I wonder if I am homesick, but I don’t really have a home so don’t really know if that is it. Cornwall is kind of home, but I cant really go back for any length whilst my dad still exists there. Scandinavia is a close second, but the language barrier jars on me. Makes the place too much about the people all over again. I think about Scotland as an in-between, but don’t know what I would do for work up there. I do like the choice of communities in Birmingham though. I like cycling through the park and seeing the Asian guy doing tai-chi every morning in the bandstand, the catholic nuns basking in the sun on the benches, the burka clad women running in circuits with their white Nikes flashing out from under their black skirts. The three Sikh guys that stroll out together in deep conversation, turbans bowed into one another as they walk. The military fitness club, the yummy-mummies, the hooded lads draped over bikes and benches as they huddle over a smart phone.
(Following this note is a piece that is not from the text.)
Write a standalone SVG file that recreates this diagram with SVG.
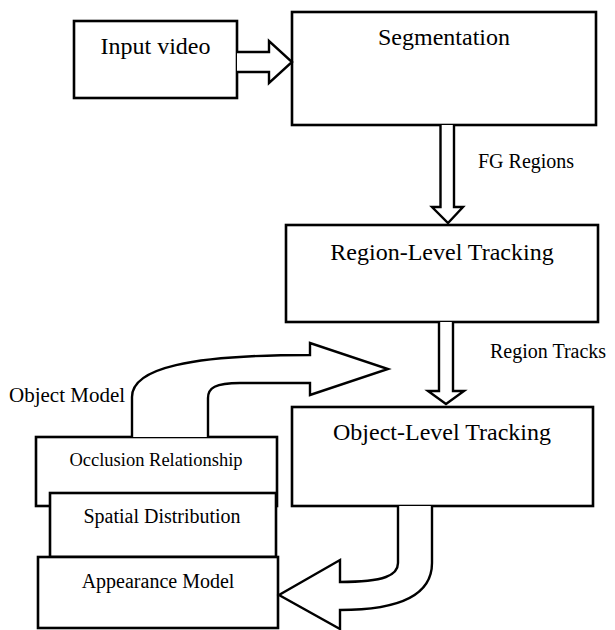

And then I remember how pointless it all is. How we are just little specks in a machine of civilisation. I don’t know them, they don’t know me. And if one of us ‘went’ tomorrow, it wouldn’t really matter. Nothing would change. I don’t really believe that the “butterfly flaps its wings” metaphor is applicable to humans. We are too many.
And that’s kind of where I have got myself too. I wonder if that’s the reason most people feel the need to be away somewhere remote: so that you are surrounded by fewer people in order to be more significant. On Signy, in Antarctica, our footsteps in the moss would last years. Here, on the tarmac, I leave none.
I wonder where my place is. So yeah. That old chestnut!